7.2. Message Definitions

This section explains some details on the look-up of message definitions. For an introduction to the involved concepts, please see the section Message Definition Names in the tutorial. For the accepted contents and grammar of a message-definition file itself, see Syntax of Message Definitions.

7.2.1. How message definitions are looked up

ln-generate expects names of needed message definitions as command line parameters. These names are used to search for message definitions in the file system. However, they are not absolute path names of files, and by design could be stored differently, similar as Java classes can be stored in a JAR archive.
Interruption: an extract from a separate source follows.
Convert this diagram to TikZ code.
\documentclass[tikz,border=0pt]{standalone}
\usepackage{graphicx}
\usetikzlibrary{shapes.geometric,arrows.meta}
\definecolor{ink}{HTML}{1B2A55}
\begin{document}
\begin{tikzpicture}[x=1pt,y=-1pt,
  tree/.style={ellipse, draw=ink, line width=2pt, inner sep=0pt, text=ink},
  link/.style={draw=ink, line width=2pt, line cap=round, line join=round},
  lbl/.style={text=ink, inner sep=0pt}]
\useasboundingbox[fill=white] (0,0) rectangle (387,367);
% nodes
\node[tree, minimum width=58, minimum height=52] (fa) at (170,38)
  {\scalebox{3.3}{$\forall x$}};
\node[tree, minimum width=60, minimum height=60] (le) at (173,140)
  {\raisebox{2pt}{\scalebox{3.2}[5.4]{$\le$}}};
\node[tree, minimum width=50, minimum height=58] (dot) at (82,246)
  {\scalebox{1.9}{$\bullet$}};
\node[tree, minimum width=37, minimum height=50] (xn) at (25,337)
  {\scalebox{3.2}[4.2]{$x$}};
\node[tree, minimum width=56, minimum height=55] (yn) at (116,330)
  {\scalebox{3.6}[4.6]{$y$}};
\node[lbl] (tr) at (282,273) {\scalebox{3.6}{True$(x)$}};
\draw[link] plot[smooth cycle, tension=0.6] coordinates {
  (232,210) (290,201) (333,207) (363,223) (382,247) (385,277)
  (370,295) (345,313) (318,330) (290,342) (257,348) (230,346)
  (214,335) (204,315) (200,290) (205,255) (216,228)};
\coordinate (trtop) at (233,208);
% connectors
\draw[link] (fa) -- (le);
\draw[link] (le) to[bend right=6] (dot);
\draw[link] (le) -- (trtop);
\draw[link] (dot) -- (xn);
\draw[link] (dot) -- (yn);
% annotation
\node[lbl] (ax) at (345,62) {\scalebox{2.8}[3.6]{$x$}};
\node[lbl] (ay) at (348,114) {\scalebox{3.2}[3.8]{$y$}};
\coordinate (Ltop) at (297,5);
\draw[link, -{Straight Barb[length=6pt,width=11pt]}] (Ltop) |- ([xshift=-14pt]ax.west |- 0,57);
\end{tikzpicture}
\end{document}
Importantly, message definitions are never looked up in the current working directory of an LNM config file. One should also never use the “parent directory” shorthand “..” to refer to message definitions.

The lookup for a message definition is always done like this:

  1. given a message definition name (example my_project/some_type), iterate across the list of known md-directories in order and form a filename md-dir + “/” + md-name. If that file exists, use it and stop searching. This means that the first matching md-directory wins; later directories never override an earlier match.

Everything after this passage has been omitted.